A lineup of ambitious young acts from the compilation appeared at the CD-release party. Each MC, accompanied by a house band or DJ, was allotted only about ten minutes. Between acts, two of De La Soul's three members (Posdnous and Mase) bantered wittily with each other and the crowd until it was time to introduce the next performer. The El Flamingo show resembled many of the Lyricist Lounge showcases held in New York since 1991 except for one big difference: Every "lyricist" who graced the stage had a recording contract. For Castro and Marshall, it was the culmination of a project that has consumed almost a third of their lives -- the nourishing of rap talent.
"I was brought up in a community that was hip-hop-oriented from the beginning," Castro notes of his youth on Manhattan's Lower East Side. "I was born when hip-hop was born. They used to set up jams outside every weekend by hooking up equipment to lampposts."
Marshall, who grew up in the Flatbush section of Brooklyn, recounts a similar tale of a childhood immersion in rap culture: "We wouldn't have been playing any other music. Not some pop shit or the Beatles or Rod Stewart or something; not even reggae was that big. Hip-hop was the only music I could relate to."
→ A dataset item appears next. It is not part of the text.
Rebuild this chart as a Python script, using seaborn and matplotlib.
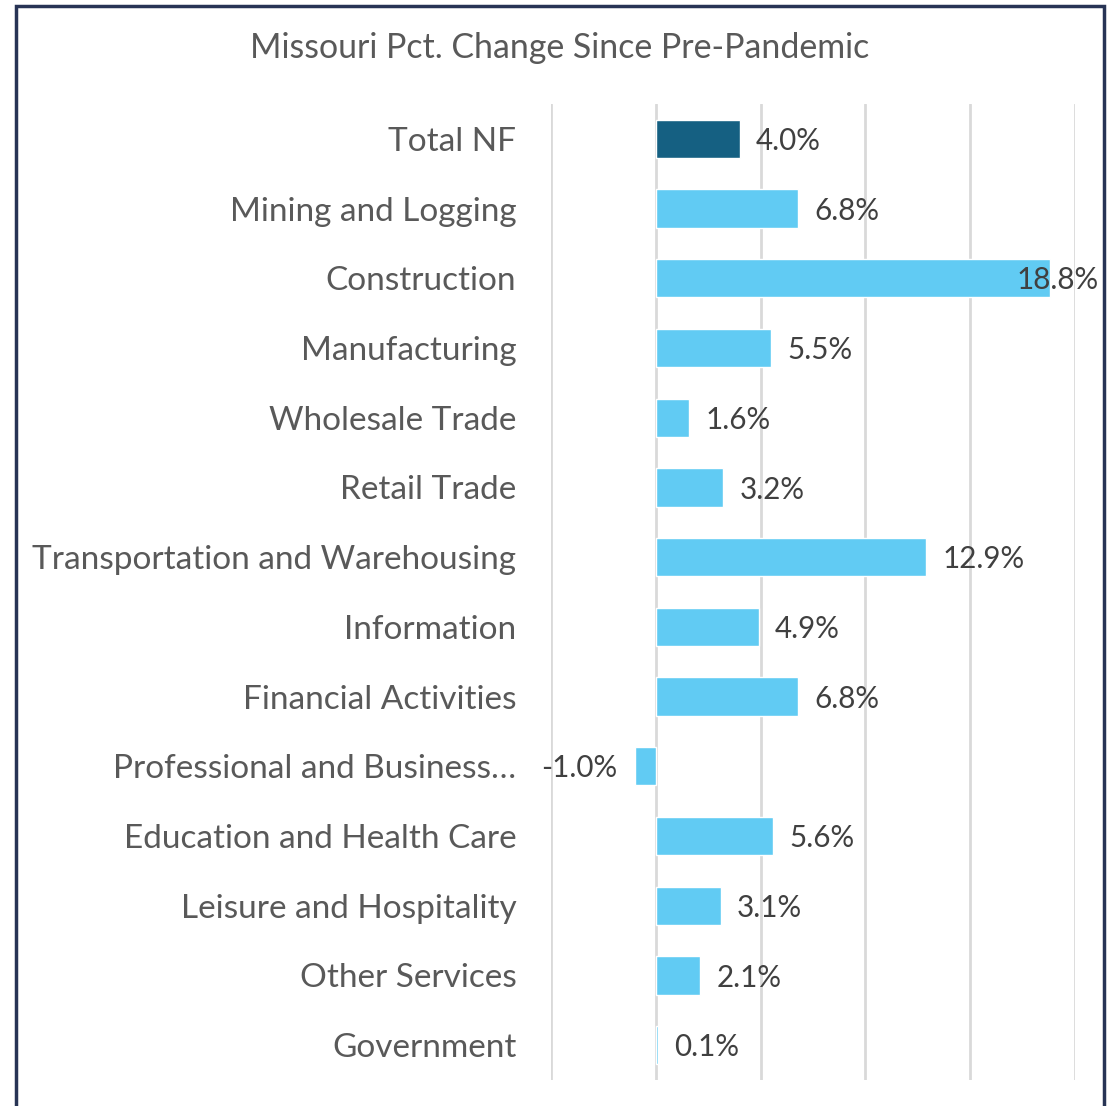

As teenagers both Marshall and Castro were aspiring performers, concentrating on dance as their preferred method of expression. They met in 1987. Castro was attending the Urban Institute, an alternative Manhattan high school. It was there he befriended Michael Thompson, whose father Charles ran (and still runs) Sound Business Institute, a not-for-profit organization dedicated to teaching business skills to city kids. Charles Thompson, also a jazz musician, encouraged Castro's ambitions. He allowed Castro and Marshall to use his Lower East Side studio apartment -- unoccupied at the time -- as a rehearsal space. In 1991, though still in high school, the duo began hosting open-mic music and dance sessions at the space one evening per week. They called the gatherings Lyricist Lounge.
The two remember that early incarnation of the Lounge as a ragtag assemblage of determined young artists. "At that time," recalls Castro, "we only had three microphones, a messed-up cassette player, and a drum set."
"It was like a jam session," says Marshall. "As jazz musicians come together and improvise on instruments, we would come together and just rhyme." During a four-month period in 1991, attendance at Lyricist Lounge events jumped from a handful of regulars to about 30. "We surpassed the capacity of our space," reports Castro.